The official U.S. response has "evolved" from accusing the N.S.A. contractor Edward Snowden of being a "spy," to denying reports that the U.S. has spied on European citizens, to trying to isolate the White House from legal and political ramifications of the unconstitutional and illegal N.S.A. surveillance programme. Since our own impotent reporters inside the Beltway appear to enable the Obama administration's expansion of the NSA espionage programme, then the only outside pressure that is going to make a real difference is going to be the foreign press, especially from our allies. Let's see if our allies have the courage to "draw a line in the sand" or to propose economic sanctions against the U.S. until President Obama dismantles the illegal surveillance state his administration steadfastly helped to build ? The N.S.A's espionage may now amount to acts of crime in the eyes of foreign nations. If American courts are not going to recognize the violations of law by the N.S.A., then surely the courts of our allies will.

Meanwhile, the political legitimacy of the N.S.A. surveillance programme continues to come under fire. President Obama's rationale for spying was that it was intended for foreigners, not Americans. Now that European leaders are complaining about the tracking of "foreigners," how legitimate is the N.S.A. surveillance programme now ?

(Updated : Friday 25 Oct 2013 8:20 a.m.)

France In The NSA Crosshairs : Phone Networks Under Surveillance

I was unable to post this information as a status update on Facebook this morning, so I am sharing it here, hoping that I can link back to it on Facebook.

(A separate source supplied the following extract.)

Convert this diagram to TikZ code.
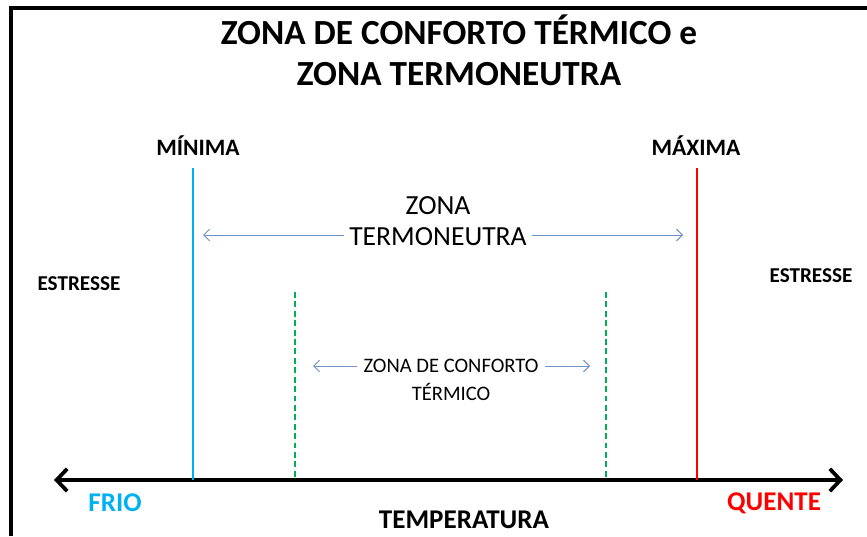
\documentclass[tikz,border=0pt]{standalone}
\usepackage{fontspec}
\setmainfont{Carlito}
\usetikzlibrary{arrows.meta}
\definecolor{frio}{RGB}{0,176,240}
\definecolor{quente}{RGB}{255,0,0}
\definecolor{conforto}{RGB}{0,176,80}
\definecolor{zona}{RGB}{110,145,200}
\tikzset{
  limite/.style={line width=1.2pt},
  conf/.style={conforto, line width=1.2pt, dash pattern=on 5pt off 3pt},
  zonaseta/.style={zona, line width=0.8pt, -{Straight Barb[length=5pt,width=10pt]}},
  rotulo/.style={font=\bfseries\fontsize{20}{22}\selectfont, inner sep=1pt},
  zonatexto/.style={font=\fontsize{23.5}{26}\selectfont, inner sep=1pt}
}
\begin{document}
\begin{tikzpicture}[x = .85pt, y = -.85pt]
	\useasboundingbox (0,0) rectangle (867,536);
	\draw[line width=3.4pt] (10.5,536) -- (10.5,8.5) -- (867,8.5); %frame
	\node[font=\bfseries\fontsize{30}{35}\selectfont, align=center, inner sep=0pt] (title) at (459,50) {ZONA DE CONFORTO TÉRMICO e\\ZONA TERMONEUTRA};
	% temperature axis
	\coordinate (eixoL) at (54,480);
	\coordinate (eixoR) at (843,480);
	\draw[line width=3.2pt, {Straight Barb[length=9pt,width=19pt]}-{Straight Barb[length=9pt,width=19pt]}] (eixoL) -- (eixoR);
	\node[rotulo, frio, font=\bfseries\fontsize{23}{25}\selectfont] (frio) at (115,503) {FRIO};
	\node[rotulo, quente, font=\bfseries\fontsize{23}{25}\selectfont] (quente) at (774,503) {QUENTE};
	\node[rotulo, font=\bfseries\fontsize{23}{25}\selectfont] (temp) at (464,520) {TEMPERATURA};
	% limits
	\node[rotulo] (minima) at (198,146) {MÍNIMA};
	\node[rotulo] (maxima) at (696,146) {MÁXIMA};
	\coordinate (minT) at (193,168); \coordinate (minB) at (193,480);
	\coordinate (maxT) at (697,168); \coordinate (maxB) at (697,480);
	\draw[limite, frio] (minT) -- (minB);
	\draw[limite, quente] (maxT) -- (maxB);
	\coordinate (c1T) at (295,292); \coordinate (c1B) at (295,480);
	\coordinate (c2T) at (606,292); \coordinate (c2B) at (606,480);
	\draw[conf] (c1T) -- (c1B);
	\draw[conf] (c2T) -- (c2B);
	\node[rotulo, font=\bfseries\fontsize{18}{20}\selectfont] (estL) at (79,284) {ESTRESSE};
	\node[rotulo, font=\bfseries\fontsize{18}{20}\selectfont] (estR) at (811,276) {ESTRESSE};
	% zona termoneutra
	\node[zonatexto] (tn1) at (438,206) {ZONA};
	\node[zonatexto, inner sep=4pt] (tn2) at (438,237) {TERMONEUTRA};
	\coordinate (tnL) at (203,235); \coordinate (tnR) at (683,235);
	\draw[zonaseta] (tn2.west |- tnL) -- (tnL);
	\draw[zonaseta] (tn2.east |- tnR) -- (tnR);
	% zona de conforto termico
	\node[zonatexto, font=\fontsize{17.5}{19}\selectfont, inner sep=5pt] (zc1) at (451,366) {ZONA DE CONFORTO};
	\node[zonatexto, font=\fontsize{17.5}{19}\selectfont] (zc2) at (451,392) {TÉRMICO};
	\coordinate (zcL) at (313,366); \coordinate (zcR) at (590,366);
	\draw[zonaseta] (zc1.west |- zcL) -- (zcL);
	\draw[zonaseta] (zc1.east |- zcR) -- (zcR);
\end{tikzpicture}
\end{document}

Facebook NSA Spy Programme Censorship photo 2013-10-21-untitled-ScreenShot2013-10-21at092415_zpsa163c110.png

France summoned the U.S. ambassador on Monday to the French Foreign Ministry office on the Quai d'Orsay to protest allegations in Le Monde newspaper about large-scale spying on French citizens by the U.S. National Security Agency.

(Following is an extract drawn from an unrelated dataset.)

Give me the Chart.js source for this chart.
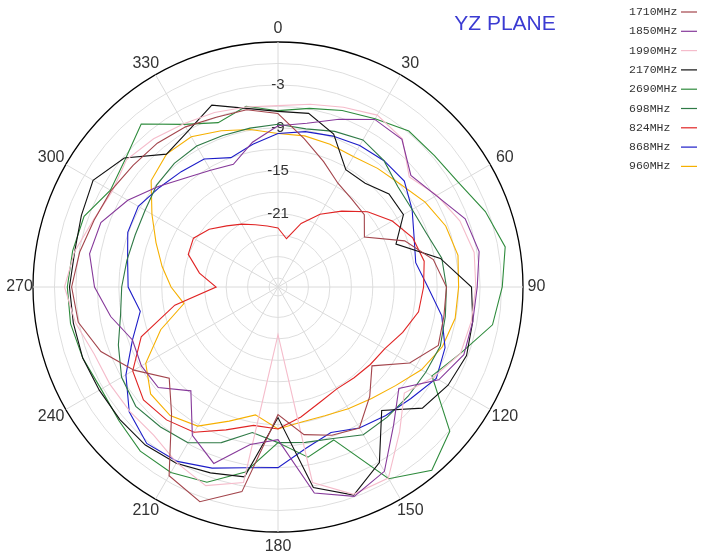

"If an allied country spies on France or spies on other European countries, that's totally unacceptable," French interior minister Manuel Valls told Europe 1 radio, according to a Reuters report published by The New York Times.

Meanwhile, CNN is also reporting that according to Le Monde, this is how the system worked : "When a telephone number is used in France, it activates a signal which automatically triggers the recording of the call. Apparently this surveillance system also picks up SMS (text) messages and their content using key words. Finally, the NSA apparently stores the history of the connections of each target -- or the meta-data." It wasn't immediately clear from the article if the conversations were being recorded or just the data surrounding each call. The CNN report added that the Le Monde investigation followed a separate report in the German news magazine Der Spiegel, which showed that the NSA "systematically" eavesdropped on the Mexican government. It hacked the public e-mail account of former Mexican President Felipe Calderon, which was also used by Cabinet members, according to Der Spiegel.

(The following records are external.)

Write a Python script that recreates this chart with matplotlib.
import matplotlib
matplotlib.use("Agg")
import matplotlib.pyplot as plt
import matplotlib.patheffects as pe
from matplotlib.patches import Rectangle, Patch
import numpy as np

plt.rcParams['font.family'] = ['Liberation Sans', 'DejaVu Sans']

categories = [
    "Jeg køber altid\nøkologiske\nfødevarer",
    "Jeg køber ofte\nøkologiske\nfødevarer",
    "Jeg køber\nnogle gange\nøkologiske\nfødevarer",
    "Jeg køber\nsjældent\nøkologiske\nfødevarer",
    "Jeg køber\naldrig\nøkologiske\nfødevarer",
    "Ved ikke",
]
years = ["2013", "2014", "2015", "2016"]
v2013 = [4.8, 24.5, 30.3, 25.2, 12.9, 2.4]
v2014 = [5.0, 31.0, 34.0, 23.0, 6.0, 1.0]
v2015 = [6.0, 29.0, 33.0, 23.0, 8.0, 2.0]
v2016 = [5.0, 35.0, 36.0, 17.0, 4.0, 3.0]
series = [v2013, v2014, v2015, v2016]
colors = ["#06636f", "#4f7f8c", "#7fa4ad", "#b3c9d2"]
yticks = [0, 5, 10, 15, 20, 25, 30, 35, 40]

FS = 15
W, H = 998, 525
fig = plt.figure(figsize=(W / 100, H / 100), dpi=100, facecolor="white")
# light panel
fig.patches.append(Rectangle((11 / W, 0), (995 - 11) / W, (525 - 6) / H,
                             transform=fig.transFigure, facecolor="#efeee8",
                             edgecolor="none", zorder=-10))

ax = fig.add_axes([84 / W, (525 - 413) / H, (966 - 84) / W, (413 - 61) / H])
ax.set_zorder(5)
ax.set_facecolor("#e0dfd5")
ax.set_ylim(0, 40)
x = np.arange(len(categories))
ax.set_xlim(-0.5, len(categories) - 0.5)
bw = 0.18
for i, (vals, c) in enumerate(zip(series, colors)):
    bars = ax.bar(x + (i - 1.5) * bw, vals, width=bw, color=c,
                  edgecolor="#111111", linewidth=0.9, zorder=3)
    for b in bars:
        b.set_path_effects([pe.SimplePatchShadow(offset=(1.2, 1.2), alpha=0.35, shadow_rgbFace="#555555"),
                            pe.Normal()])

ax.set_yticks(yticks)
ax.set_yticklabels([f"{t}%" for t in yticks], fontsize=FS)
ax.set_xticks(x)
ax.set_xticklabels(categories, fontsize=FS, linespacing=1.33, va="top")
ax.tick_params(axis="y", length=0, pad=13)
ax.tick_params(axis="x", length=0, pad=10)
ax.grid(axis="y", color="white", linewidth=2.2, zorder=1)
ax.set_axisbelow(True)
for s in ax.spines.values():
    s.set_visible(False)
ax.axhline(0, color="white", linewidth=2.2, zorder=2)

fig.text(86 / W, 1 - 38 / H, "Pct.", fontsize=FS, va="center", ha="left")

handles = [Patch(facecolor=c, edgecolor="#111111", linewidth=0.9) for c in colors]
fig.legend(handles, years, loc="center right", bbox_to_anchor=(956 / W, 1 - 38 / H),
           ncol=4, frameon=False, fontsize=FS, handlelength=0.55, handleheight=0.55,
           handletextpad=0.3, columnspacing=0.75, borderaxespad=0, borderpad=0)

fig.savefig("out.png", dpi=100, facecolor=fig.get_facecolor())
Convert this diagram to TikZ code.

Separately, in an article published in English this morning by Le Monde, Glenn Greenwald shared a by-line in an article questioning why France has not been as critical as Germany or Brazil of the U.S. spy programme on sovereign nations. The article concludes with indication of the global nature of the U.S. spy programme : "One of the documents which Le Monde was able to consult notes that between 8 February and 8 March 2013, the NSA collected, throughout the world, 124,8 billion telephone data items and 97,1 billion computer data items. In Europe, only Germany and the United Kingdom exceed France in terms of numbers of interceptions."